Once again, TBwana......sober mind!!!
By TBwana
I listened to Head of Supersport Africa Gary Rathbone speak on a local radio sports show and convinced myself that there must be a deadly weed this dude has been smoking since he arrived in Kenya.
From his foreign accent you can bet I didn’t get him clearly on whatever he was saying but I was only interested on reasons he had for the decision Supersport took recently to ban live airing of Gor Mahia matches.
Ban, suspend, expel, interdict, reduce, exclude, pause, stop… all those words do not mean anything different to me. All I know for now is that Gor has been blacked out…oh blackout is the word. Plainly put, you will not watch a match pitting Gor Mahia FC against any team in the KPL at least till the end of the season.
I waited anxiously to get Gary’s justification for the k’Ogalo blackout because I rarely speculate. The frequent violent scenes in the stadium when Gor is playing are not ‘very pleasant’.
Then he chorused that boring line of ‘Gor fans should channel their grievances in more civilized ways, if they have any… I know Rachier is a brilliant chairman and he will organize stuff in Gor…I need an INITIATIVE from the club to root out these chaotic fans…the club will be back on air’.

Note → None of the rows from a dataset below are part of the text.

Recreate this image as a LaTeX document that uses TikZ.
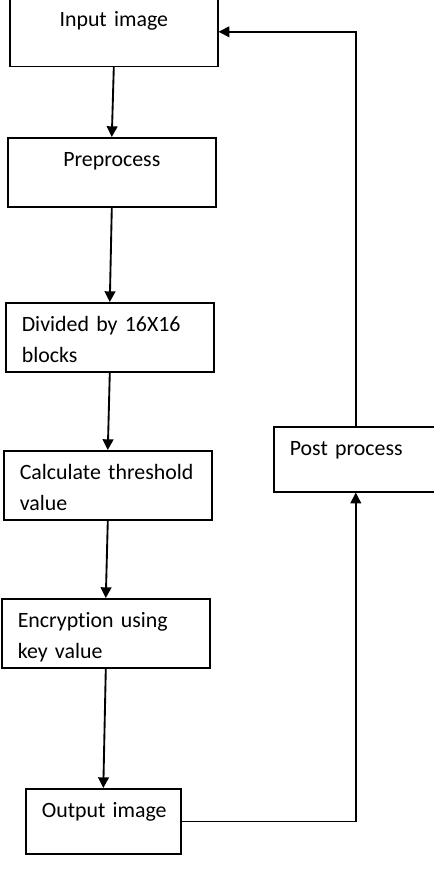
\documentclass[tikz,border=0pt]{standalone}
\usepackage{fontspec}
\setmainfont[Ligatures=NoCommon]{Carlito}
\usepackage{tikz}
\usetikzlibrary{arrows.meta}
\DeclareRobustCommand\boxfont{\fontsize{16.4}{23}\selectfont\spaceskip=0.19em\relax}

\begin{document}
\begin{tikzpicture}[
  x=0.75pt, y=-0.75pt,
  stagebox/.style={draw=black, line width=1.2pt, anchor=north west, inner ysep=0pt, inner xsep=12pt, text height=21.75pt, text depth=30pt, font=\boxfont},
  leftbox/.style={stagebox, align=left, text width=132pt},
  midbox/.style={stagebox, align=center, text width=132pt},
  flowarrow/.style={-{Triangle[length=8pt,width=8pt]}, line width=1.4pt},
  backarrow/.style={-{Triangle[length=8pt,width=8pt]}, line width=1.1pt}
]
\useasboundingbox (0,0) rectangle (434,872);

\node[midbox] (in) at (9,-3.5) {Input image};
\node[midbox] (pre) at (7,137) {Preprocess};
\node[leftbox] (div) at (5,302) {Divided by 16X16\\blocks};
\node[leftbox] (calc) at (3,450) {\mbox{Calculate threshold}\\value};
\node[leftbox] (enc) at (1,598) {Encryption using\\key value};
\node[stagebox, align=center, text width=92.25pt, text depth=27pt] (out) at (25,788) {\mbox{Output image}};
\node[stagebox, align=left, text width=99pt, text depth=27pt] (post) at (273,426) {Post process};

\draw[flowarrow] (in.south) -- (pre.north);
\draw[flowarrow] (pre.south) -- (div.north);
\draw[flowarrow] (div.south) -- (calc.north);
\draw[flowarrow] (calc.south) -- (enc.north);
\draw[flowarrow] (enc.south) -- (out.north);
\draw[backarrow] (out.east) -| (post.south);
\draw[backarrow] (post.north) |- (in.east);
\end{tikzpicture}
\end{document}
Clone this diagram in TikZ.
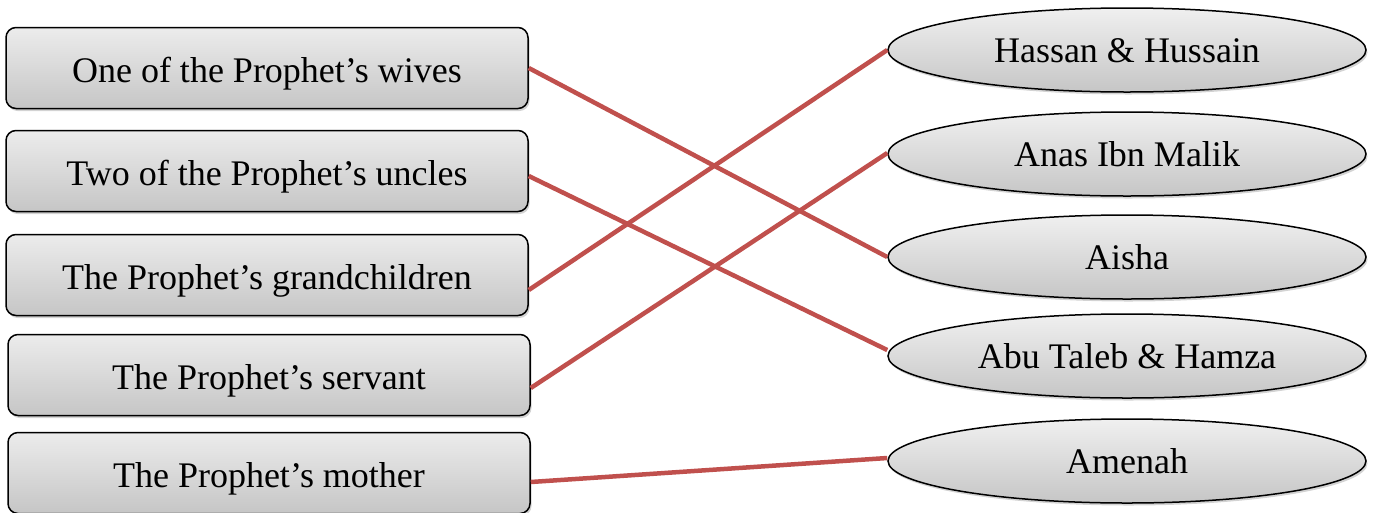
\documentclass[tikz,border=0pt]{standalone}
\usepackage{fontspec}
\setmainfont{Liberation Serif}
\usetikzlibrary{shapes.geometric,shadows}
\definecolor{linkred}{HTML}{C0504D}
\tikzset{
    answerbox/.style={draw=black, line width=1.5pt, rounded corners=10pt,
        top color=gray!15, bottom color=gray!45,
        drop shadow={shadow xshift=1.5pt, shadow yshift=-2.5pt, opacity=0.35},
        minimum width=522pt, minimum height=81pt, inner sep=0pt,
        text height=36pt, text depth=8pt,
        font=\fontsize{36}{40}\selectfont},
    nameoval/.style={draw=black, line width=1.5pt, ellipse,
        top color=gray!12, bottom color=gray!45,
        drop shadow={shadow xshift=1.5pt, shadow yshift=-2.5pt, opacity=0.35},
        minimum width=478pt, minimum height=84pt, inner sep=0pt,
        text height=32pt, text depth=8pt,
        font=\fontsize{36}{40}\selectfont},
    link/.style={linkred, line width=4.5pt}
}
\begin{document}
\begin{tikzpicture}[x=1pt,y=-1pt]
    \useasboundingbox (0,0) rectangle (1375,512);
    % left column
    \node[answerbox] (wives) at (267,68) {One of the Prophet’s wives};
    \node[answerbox] (uncles) at (267,171) {Two of the Prophet’s uncles};
    \node[answerbox] (grand) at (267,275) {The Prophet’s grandchildren};
    \node[answerbox] (servant) at (269,375) {The Prophet’s servant};
    \node[answerbox] (mother) at (269,473) {The Prophet’s mother};
    % right column
    \node[nameoval] (hassan) at (1127,50) {Hassan \& Hussain};
    \node[nameoval] (anas) at (1127,154) {Anas Ibn Malik};
    \node[nameoval] (aisha) at (1127,257) {Aisha};
    \node[nameoval] (abu) at (1127,356) {Abu Taleb \& Hamza};
    \node[nameoval] (amenah) at (1127,461) {Amenah};
    % matching lines
    \draw[link] (wives.east) -- (aisha.west);
    \draw[link] ([yshift=-5]uncles.east) -- ([yshift=6]abu.west);
    \draw[link] ([yshift=-15]grand.east) -- (hassan.west);
    \draw[link] ([yshift=-13]servant.east) -- ([yshift=1]anas.west);
    \draw[link] ([yshift=-9]mother.east) -- ([yshift=3]amenah.west);
\end{tikzpicture}
\end{document}
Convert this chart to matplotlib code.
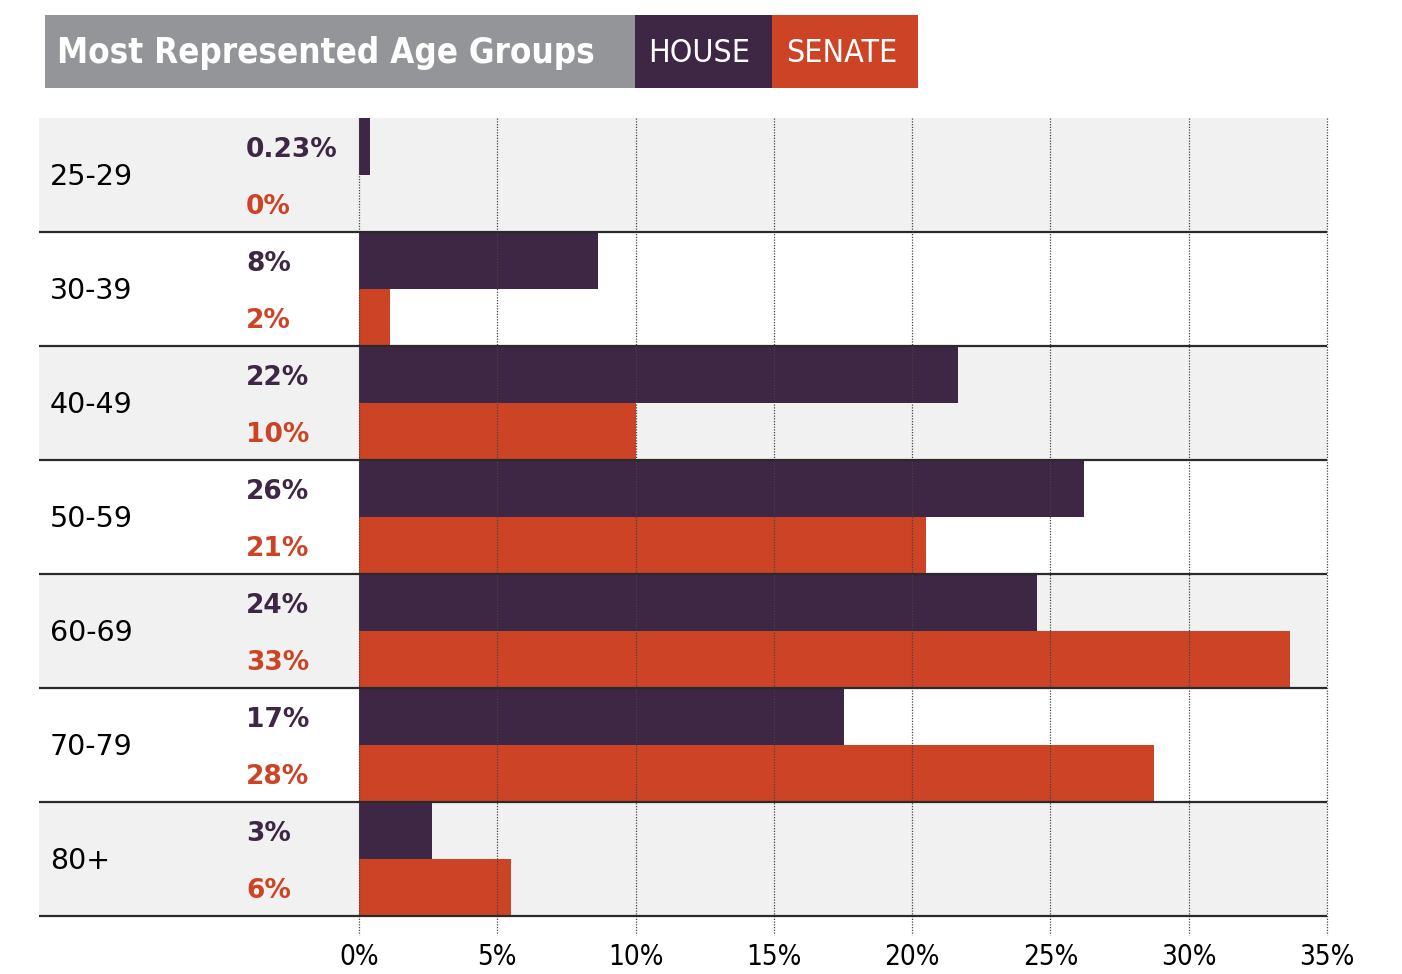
import matplotlib
matplotlib.use("Agg")
import matplotlib.pyplot as plt
from matplotlib.patches import Rectangle

# ---- data ----
categories = ["25-29", "30-39", "40-49", "50-59", "60-69", "70-79", "80+"]
house_values = [0.4, 8.65, 21.65, 26.2, 24.5, 17.55, 2.65]
senate_values = [0.0, 1.12, 10.0, 20.5, 33.65, 28.75, 5.5]
house_labels = ["0.23%", "8%", "22%", "26%", "24%", "17%", "3%"]
senate_labels = ["0%", "2%", "10%", "21%", "33%", "28%", "6%"]
xticks = [0, 5, 10, 15, 20, 25, 30, 35]
xtick_labels = ["0%", "5%", "10%", "15%", "20%", "25%", "30%", "35%"]
title = "Most Represented Age Groups"
legend_names = ["HOUSE", "SENATE"]

HOUSE_C = "#3e2645"
SENATE_C = "#cd4325"
ROW_GRAY = "#f1f1f1"
TITLE_GRAY = "#939598"

W, H = 1402, 974
fig = plt.figure(figsize=(W / 100, H / 100), dpi=100)

# axes in pixel coordinates
px_left, px_right = 39, 1327
px_top, px_bottom = 118, 935
ax = fig.add_axes([px_left / W, 1 - px_bottom / H,
                   (px_right - px_left) / W, (px_bottom - px_top) / H])

ppu = (1327 - 359) / 35.0  # pixels per percent
xmin = -(359 - px_left) / ppu
ax.set_xlim(xmin, 35)
row_px = (916 - 118) / 7.0
ymax = 7 + (px_bottom - 916) / row_px
ax.set_ylim(ymax, 0)

n = len(categories)
for i in range(n):
    if i % 2 == 0:
        ax.axhspan(i, i + 1, color=ROW_GRAY, zorder=0, lw=0)
    ax.axhline(i + 1, color="#2a2a2a", lw=1.6, zorder=4)

ys = list(range(n))
ax.barh([y + 0.25 for y in ys], house_values, height=0.5, color=HOUSE_C, zorder=2)
ax.barh([y + 0.75 for y in ys], senate_values, height=0.5, color=SENATE_C, zorder=2)

for t in xticks:
    ax.vlines(t, 0, ymax, colors="#444444", linestyles=(0, (1, 1.2)), lw=0.9,
              zorder=3, clip_on=False)

cat_x = xmin + (50 - px_left) / ppu
val_x = xmin + (246 - px_left) / ppu
for i, c in enumerate(categories):
    ax.text(cat_x, i + 0.52, c, ha="left", va="center", fontsize=20.5,
            color="black", family="DejaVu Sans", zorder=5)
    ax.text(val_x, i + 0.285, house_labels[i], ha="left", va="center", fontsize=19,
            fontweight="bold", color=HOUSE_C, zorder=5)
    ax.text(val_x, i + 0.785, senate_labels[i], ha="left", va="center", fontsize=19,
            fontweight="bold", color=SENATE_C, zorder=5)

ax.set_xticks(xticks)
ax.set_xticklabels(xtick_labels, fontsize=20, fontstretch="condensed")
ax.tick_params(axis="x", length=0, pad=6)
ax.set_yticks([])
for s in ax.spines.values():
    s.set_visible(False)

# ---- header bar ----
def fig_rect(x0, y0, x1, y1, color):
    fig.patches.append(Rectangle((x0 / W, 1 - y1 / H), (x1 - x0) / W, (y1 - y0) / H,
                                 transform=fig.transFigure, color=color, lw=0))

fig_rect(45, 15, 635, 88, TITLE_GRAY)
fig_rect(635, 15, 772, 88, HOUSE_C)
fig_rect(772, 15, 918, 88, SENATE_C)
fig.text(57 / W, 1 - 53 / H, title, ha="left", va="center", color="white",
         fontsize=25, fontweight="bold", fontstretch="condensed")
fig.text(699 / W, 1 - 53 / H, legend_names[0], ha="center", va="center",
         color="white", fontsize=23, fontstretch="condensed")
fig.text(842 / W, 1 - 53 / H, legend_names[1], ha="center", va="center",
         color="white", fontsize=23, fontstretch="condensed")

fig.savefig("out.png", dpi=100, facecolor="white")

In short the good manager, on phone from Naivasha at the time of the radio interview, was saying that Gor’s blackout resulted from the hooliganism so as a professional firm they had to take certain measures to fight hooliganism and root out what
www.kpl.co.ke editor Gishinga Njoroge calls ‘thuggish elements’. Cool.
So why do I think someone smokes some Nigerian wiwi? What is the target audience of live TV coverage? The person who watches TV is a member of a branch called Sofa-Set among Gor Mahia fans. This person doesn’t go to the stadium because he is either waiting for a Man-U/Arsenal match or he fears Gor hooligans.
So he’d rather coil himself on his couch and guard his remote jealously or go to the bar and shout loudest as he orders barmaids around while claiming Gor fans are too rowdy for him to go to the stadium.
The point here is that the punishment from Supersport has been meted on the wrong people. The purported hooligans who cause chaos in the stadium do not watch Gor on TV, and I think Supersports should know that.
They are so busy causing chaos that they don’t have time to watch anyone’s TV. So to blackout Gor because its fans are hooligans is to punish very peaceful people who are at home and probably have no idea where Nyayo stadium is. The hooligans are actually still waiting to be punished.
Ok, let me be Mobutu in Adam Hochschild’s book King Leopold’s Ghost and ask the UN to ‘reason soberly’. Let’s say the penalty is rightly administered and the cameras pulled out of the stadium. What would be achieved by this? Would this make the ‘hooligans’ get baptized and applaud the referees for blatant mistakes?
Some punishments are laughable. It reminds me of Frenchman Patrice Vieira who merely pulls up his socks and leaves the pitch without a protest in the many occasions he’s shown the red card. Such are the punishments one receives while smiling.
Certain demystification needs to be done here. Supersport came into the league in 2008 after having seen the progress (albeit slow) of football in the country.
Football fans were coming back to the stadium, as many scribes like reporting. Attracted by the ‘football fans coming back to the stadium’ and the threat of GTV, Supersports showed an unbelievable appetite for Kenyan football.
So which fans were these who were coming back to the stadium if they were not Gor’s? I don’t know of any other club that gives KPL hype as much as Gor’s. Gor is KPL’s top brand. It is what Coke is to Coca-Cola Company, what Tusker lager is to EABL and what Omo is to Unilever Company.
Like Berlin, you touch Gor the whole KPL screams.
Tbwana.
..."Wewe ni mtu mdogo sana....na mwenye amekuandika pia ni mtu mdogo sana!".